For me it's U2 hands down. I saw them for the 4th time last night and they still give me goosebumps. I only wish I had been alive/not a baby in the early and mid 80s before they were huge.
Last night I went with 3 friends who had never seen U2 before. One was a HUUUUUUGE bruce springsteen fan. All the way to the show he kept saying that U2 could never beat the Boss's live show. But after it ended i asked him what he thought and he said it was the best show he's ever seen, and yes, it was better than Springsteen.
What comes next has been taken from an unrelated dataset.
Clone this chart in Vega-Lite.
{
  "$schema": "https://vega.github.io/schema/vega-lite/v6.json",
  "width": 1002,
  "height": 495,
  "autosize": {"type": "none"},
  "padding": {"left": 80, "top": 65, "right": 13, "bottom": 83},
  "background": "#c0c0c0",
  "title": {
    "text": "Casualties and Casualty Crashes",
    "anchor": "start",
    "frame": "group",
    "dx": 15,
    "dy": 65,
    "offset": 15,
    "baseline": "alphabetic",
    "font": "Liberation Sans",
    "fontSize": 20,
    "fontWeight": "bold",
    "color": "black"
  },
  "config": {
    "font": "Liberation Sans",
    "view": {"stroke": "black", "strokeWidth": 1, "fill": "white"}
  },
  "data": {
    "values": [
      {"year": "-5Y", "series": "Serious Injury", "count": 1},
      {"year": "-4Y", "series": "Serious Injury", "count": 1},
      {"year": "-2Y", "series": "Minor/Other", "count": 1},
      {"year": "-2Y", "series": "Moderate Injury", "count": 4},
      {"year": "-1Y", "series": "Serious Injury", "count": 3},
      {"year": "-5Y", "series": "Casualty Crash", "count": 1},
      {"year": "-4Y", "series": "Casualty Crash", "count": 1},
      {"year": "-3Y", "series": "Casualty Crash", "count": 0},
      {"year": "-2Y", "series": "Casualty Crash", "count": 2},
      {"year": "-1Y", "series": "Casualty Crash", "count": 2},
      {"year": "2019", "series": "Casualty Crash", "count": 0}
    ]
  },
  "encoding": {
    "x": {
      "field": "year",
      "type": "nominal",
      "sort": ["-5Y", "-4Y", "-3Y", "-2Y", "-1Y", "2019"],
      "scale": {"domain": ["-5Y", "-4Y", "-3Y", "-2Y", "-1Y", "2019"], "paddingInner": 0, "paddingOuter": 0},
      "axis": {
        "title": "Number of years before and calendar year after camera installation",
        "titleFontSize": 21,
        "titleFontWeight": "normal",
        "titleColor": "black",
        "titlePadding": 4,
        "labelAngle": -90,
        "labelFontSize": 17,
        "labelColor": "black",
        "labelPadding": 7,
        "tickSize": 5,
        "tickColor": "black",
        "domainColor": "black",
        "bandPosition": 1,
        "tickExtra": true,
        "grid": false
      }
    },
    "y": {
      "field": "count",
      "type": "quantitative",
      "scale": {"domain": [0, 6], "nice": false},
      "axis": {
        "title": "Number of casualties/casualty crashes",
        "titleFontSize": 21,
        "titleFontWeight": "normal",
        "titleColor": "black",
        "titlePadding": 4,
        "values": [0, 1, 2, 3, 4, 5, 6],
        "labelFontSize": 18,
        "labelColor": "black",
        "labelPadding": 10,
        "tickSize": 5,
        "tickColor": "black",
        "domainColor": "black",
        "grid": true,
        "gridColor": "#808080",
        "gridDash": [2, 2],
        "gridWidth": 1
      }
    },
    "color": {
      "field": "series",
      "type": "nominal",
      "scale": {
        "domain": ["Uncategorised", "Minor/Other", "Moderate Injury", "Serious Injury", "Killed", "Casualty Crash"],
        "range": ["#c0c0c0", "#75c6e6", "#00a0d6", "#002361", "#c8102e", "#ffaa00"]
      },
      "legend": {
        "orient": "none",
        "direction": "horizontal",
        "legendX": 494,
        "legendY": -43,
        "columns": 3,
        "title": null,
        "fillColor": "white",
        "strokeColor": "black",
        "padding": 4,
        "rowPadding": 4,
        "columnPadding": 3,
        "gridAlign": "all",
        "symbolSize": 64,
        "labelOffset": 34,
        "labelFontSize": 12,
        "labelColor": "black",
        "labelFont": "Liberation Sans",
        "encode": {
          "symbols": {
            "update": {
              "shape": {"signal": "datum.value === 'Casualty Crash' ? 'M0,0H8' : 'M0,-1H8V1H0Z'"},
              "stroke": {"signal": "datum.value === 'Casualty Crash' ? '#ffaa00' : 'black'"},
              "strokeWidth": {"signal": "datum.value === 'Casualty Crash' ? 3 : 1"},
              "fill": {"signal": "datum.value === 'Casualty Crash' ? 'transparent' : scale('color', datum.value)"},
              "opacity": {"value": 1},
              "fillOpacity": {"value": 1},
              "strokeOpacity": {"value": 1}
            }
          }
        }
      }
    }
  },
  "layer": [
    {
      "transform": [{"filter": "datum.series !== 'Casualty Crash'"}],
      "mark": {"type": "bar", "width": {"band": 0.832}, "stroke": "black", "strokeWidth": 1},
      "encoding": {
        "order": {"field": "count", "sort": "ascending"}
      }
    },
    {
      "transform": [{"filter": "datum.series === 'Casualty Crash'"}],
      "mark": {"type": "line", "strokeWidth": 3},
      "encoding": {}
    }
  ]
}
Part of what makes a U2 live show great is that every tour they march out the old favorites while still playing all their new songs, and the new songs are played just as intensely as the old ones.
In short, I love U2
I just got back from an Allman Brothers Band concert tonight. They took the stage at 7:30 and left at 11:00. It was an amazing show. They get my vote.
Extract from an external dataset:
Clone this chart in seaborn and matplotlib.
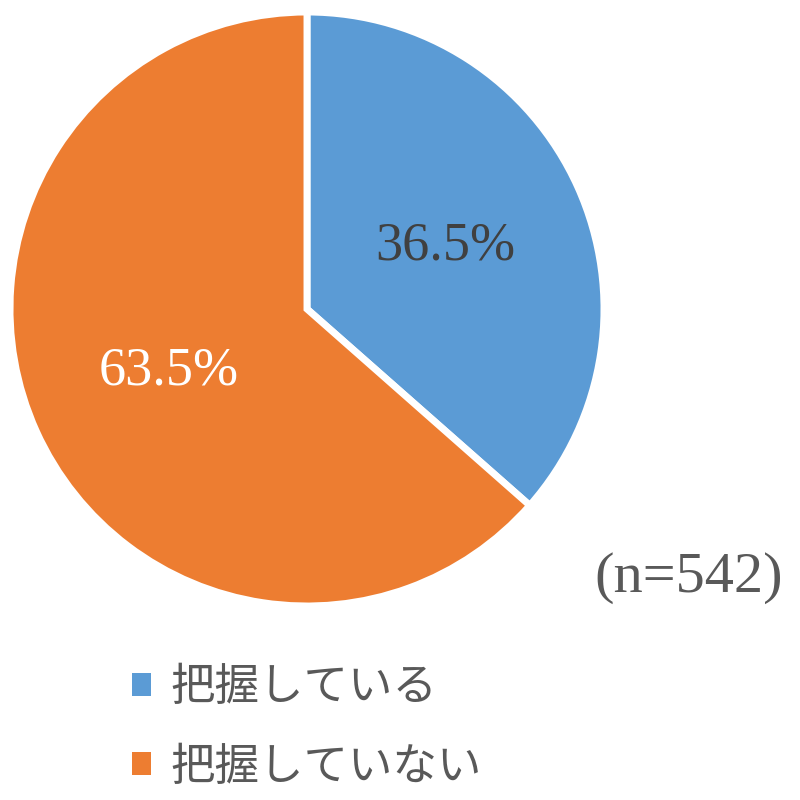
import matplotlib
matplotlib.use("Agg")
import matplotlib.pyplot as plt
from matplotlib.patches import Patch
import seaborn as sns

# data
labels = ["把握している", "把握していない"]
shares = [36.5, 63.5]
colors = ["#5B9BD5", "#ED7D31"]
pct_colors = ["#404040", "white"]
n_total = 542

sns.set_theme(style="white")
plt.rcParams["font.family"] = ["Liberation Serif", "Noto Sans CJK JP", "DejaVu Sans"]

fig = plt.figure(figsize=(8, 8), dpi=100)
ax = fig.add_axes([0, 0, 1, 1])

wedges, texts, autotexts = ax.pie(
    shares,
    colors=colors,
    startangle=90,
    counterclock=False,
    center=(307, 491),
    radius=297,
    autopct="%.1f%%",
    pctdistance=0.51,
    wedgeprops=dict(edgecolor="white", linewidth=5),
    textprops=dict(fontsize=39, family=["Liberation Serif"]),
)
for t, c in zip(autotexts, pct_colors):
    t.set_color(c)

ax.set_xlim(0, 800)
ax.set_ylim(0, 800)
ax.set_aspect("equal")
ax.axis("off")

ax.text(689, 800 - 578, f"(n={n_total})", ha="center", va="center",
        fontsize=42, color="#595959", family=["Liberation Serif"])

handles = [Patch(facecolor=c, edgecolor="none") for c in colors]
ax.legend(handles, labels, loc="center left",
          bbox_to_anchor=(110 / 800, 1 - 727 / 800), bbox_transform=fig.transFigure,
          frameon=False, borderpad=0, handlelength=0.42, handleheight=0.42,
          handletextpad=0.43, labelspacing=0.75, labelcolor="#595959",
          prop=dict(family=["Noto Sans CJK JP"], size=32))

fig.savefig("out.png", dpi=100)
Of the shows I've actually seen I think I'll go with Alan and Queen. i saw them in a small theater in the early seventies and they were awesome.
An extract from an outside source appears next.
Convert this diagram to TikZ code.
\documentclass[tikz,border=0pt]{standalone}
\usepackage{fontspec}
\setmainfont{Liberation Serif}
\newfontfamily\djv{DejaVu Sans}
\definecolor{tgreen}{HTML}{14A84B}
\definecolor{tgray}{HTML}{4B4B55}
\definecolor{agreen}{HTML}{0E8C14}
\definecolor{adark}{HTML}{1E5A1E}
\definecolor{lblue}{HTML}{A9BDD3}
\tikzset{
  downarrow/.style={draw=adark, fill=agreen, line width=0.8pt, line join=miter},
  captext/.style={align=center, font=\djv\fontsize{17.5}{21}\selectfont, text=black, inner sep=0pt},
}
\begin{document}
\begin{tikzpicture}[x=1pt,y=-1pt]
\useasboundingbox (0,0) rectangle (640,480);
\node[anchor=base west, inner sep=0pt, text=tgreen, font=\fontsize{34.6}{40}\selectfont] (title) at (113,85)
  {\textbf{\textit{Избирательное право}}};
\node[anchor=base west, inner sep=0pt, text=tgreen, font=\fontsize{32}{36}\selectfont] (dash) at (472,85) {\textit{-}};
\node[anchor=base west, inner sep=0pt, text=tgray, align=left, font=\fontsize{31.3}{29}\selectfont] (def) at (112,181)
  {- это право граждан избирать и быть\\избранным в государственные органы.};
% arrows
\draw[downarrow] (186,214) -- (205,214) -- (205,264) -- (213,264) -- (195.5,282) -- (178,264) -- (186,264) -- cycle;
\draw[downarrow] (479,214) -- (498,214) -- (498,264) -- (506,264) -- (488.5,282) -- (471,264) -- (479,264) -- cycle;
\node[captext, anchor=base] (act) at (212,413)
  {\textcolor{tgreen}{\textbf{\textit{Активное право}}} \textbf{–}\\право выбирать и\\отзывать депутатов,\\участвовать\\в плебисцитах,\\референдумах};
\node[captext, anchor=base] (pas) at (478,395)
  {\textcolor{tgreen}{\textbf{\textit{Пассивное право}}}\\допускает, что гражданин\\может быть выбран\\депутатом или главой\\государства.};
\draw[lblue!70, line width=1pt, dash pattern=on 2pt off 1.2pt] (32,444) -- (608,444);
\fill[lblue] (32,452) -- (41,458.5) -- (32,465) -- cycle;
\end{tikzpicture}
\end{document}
"It's all about stickin it to the man!"
It's a long way to the top if you want to rock n roll!
The greatest concert I have ever seen(heard) was a Blues Traveller show in Atlanta and I'm not even a big Blues Traveller fan. Man can those guys play.
When talking about the best bands for live shows, I think it's really important to talk about type of venue.
There are a huge number of bands that put on great small venue shows that simply couldn't carry a large venue. And there are large venue bands that depend so much on the scale of the venue for their effects that they would lose a ton going to a smaller place.
There's great bar bands that couldn't handle a small theater, and small theater bands who couldn't handle a bar, and large venue bands that couldn't do either.
One of my favorite all-time bands to see in a 500 person bar is a group called Cowboy Mouth. They can work that setting better than anyone I've ever seen. But put them on a stage in front of 2,000 people at a small outdoor concert and they seem lost.
I don't think I've ever seen anyone better than Chet Atkins in the small-to-medium theater setting. But put him in a big auditorium and he dissappeared.
On the big stage Kiss was amazing, as was the Who, Eagles, and many others. At this level it's almost a genre centric thing. It's like comparing Broadway productions of Cats versus Phantom of the Opera . . . they're both so professionally produced and so well done that you can't say one is better than the other, it's just which show you happen to want to see that drives the answer.
"The music business is a cruel and shallow money trench, a long plastic hallway where thieves and pimps run free, and good men die like dogs. There's also a negative side." -- HST
Well, I have seen the Stones in every venue possible from a bar (the Red Lion in Denver) to Giants stadium and for me the only band better for live shows is The X-pensive wino's. Johnny Winter puts on a fantastic small venue show, Mott the Hoople with Queen as the opening act on Braodway was great.
The Stones are kind of a funny band to see live though, I would say if you can get tickets to a later show do that usually the first 10-15 dates are what gets them warmed up and show quality varies drastically from night to night, after that they really kick it into high gear.
Immature? Of course I'm immature Einstein, I'm 50 and in a Rock and ROll band.
New Band site http://www.myspace.com/guidedbymonkeys
My favorite show was seeing Stevie Ray Vaughn in a small auditorium in college back in 1985. I was in the first row balcony. Truly amazing.
Kiss puts on a great show. Very entertaining. Of course, there's nothing like a Grateful Dead concert.
Dave
Sometimes in life you get shown the light,
In the strangest of places if you look at it right.